The worst part is it was a really helpful book
For those of you not across the controversy, New Yorker journalist Jonah Lehrer resigned as a staff writer for the magazine after it was revealed that he had fabricated a quote in his New York Times best-seller, Imagine: The Science of Creativity.
It took an investigation by one of his peers, former VICE editor and Wall Street Journal freelancer, Michael C Moynihan, whose expose in Tablet magazine led to Lehrer’s resignation.
In the very first chapter of the book, Lehrer creates, seemingly out of thin air, a narrative of Bob Dylan’s creative process which supported his theory that writers block was an inevitable part of inspiration and that the physiology of the brain’s make-up could almost predict this “frustration” like clockwork as an essential part of the creative process.
Except that at least seven of the quotes he attributes to Dylan are either made up, or spliced together from numerous interviews or taken completely out of context.
From a journalist’s perspective I can’t imagine what it must have been like having to write this expose. I’m sure that it wasn’t a scoop Moynihan was pleased to earn. Nobody enjoys bringing other people down, nobody with ethics anyway, but especially not one of your own. His comments in a Q&A with The Observer reflect that.

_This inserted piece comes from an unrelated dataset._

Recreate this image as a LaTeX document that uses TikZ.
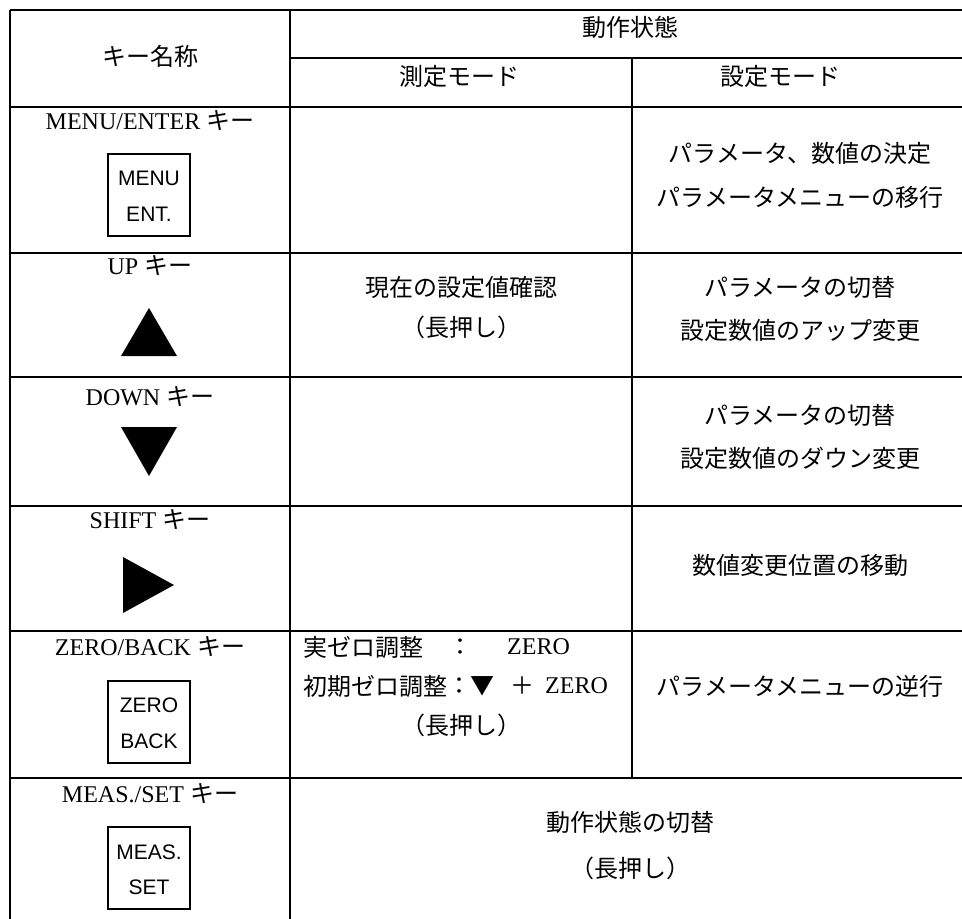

But from a consumer’s perspective, it may be a long time before we see another book that tries to comprehensively explain through analogies and case studies how the human body works.
Lehrer’s writing style was reminiscent of Malcolm Gladwell – taking big complex topics like social science and psychology and examining their unexpected consequences, breaking down theoretical concepts into real world examples. Gladwell’s style of writing is engaging because it doesn’t require you to have a science Phd to understand it. Imagine was the Freakonomics* of psycho-physiology. Until it was revealed that at least part of the book was completely made up.
It turns out that Lehrer’s style was more than just reminiscent of Gladwell. Lehrer actually plagiarised paragraphs from Gladwell’s Designs for Working on page 153 and 182 of Imagine. This isn’t the first time he’s been in trouble either. Just last month it was discovered that he had plagiarised himself in his New Yorker blog, often copying whole parts of Imagine and recycling them in print.
More and more inaccuracies, fabrications and plagiarisms are being unearthed by readers every minute.
Writer, Edward Champion began cataloguing Lehrer’s fabrications on his blog about a month before Moynihan’s expose was published. He has been updating it with new discoveries every day since the 20th of June.
Thanks to Lehrer’s fabrications, it will probably be a long time before we get another Imagine, because authors won’t want to be associated with Lehrer or his writing style. Consumers are the one who will miss out. Good journalism is the ability to explain big ideas in a way that is easy to understand but in a way that is both accurate and entertaining. People bought and read Imagine because they wanted to know how their brain worked, and how they could tap into their own biology to enhance their abilities.
I too began reading Imagine after being plagued by a serious bout of writers block and I’d be lying if I said Lehrer didn’t help me. Less than 24-hours after reading Imagine I went through one of the most creative spurts I’ve experienced it in a while, and even now I attribute this great unblocking to the advice he gave me through his book.
And this is why his unethical behaviour is such a massive betrayal.
There was some really good advice in Imagine. Maybe once we peeled back all the errors it might have better suited for the self-help section than the sciences (in which case less people would have bought it). But whatever truth existed in Imagine will forever be shadowed by doubt.
I want to believe that Lehrer didn’t mean to plagiarise. I want to believe that, like many of the people he discusses in his book, that he was crippled by his own self-doubt, and that his errors were unintentional.
I really wish that I didn’t know that he lied to try and cover up his fabrications and that he had been caught plagiarising before. I want to forgive him. And I hope that he recovers from this because even with all this controversy, he is a good journalist.
But like it or not Lehrer’s fabrication problem will have long-term consequences on science non-fiction in years to come.
And consumers are the ones who will miss out.
*Freakonomics also got a beating in the New York Times for being inaccurate.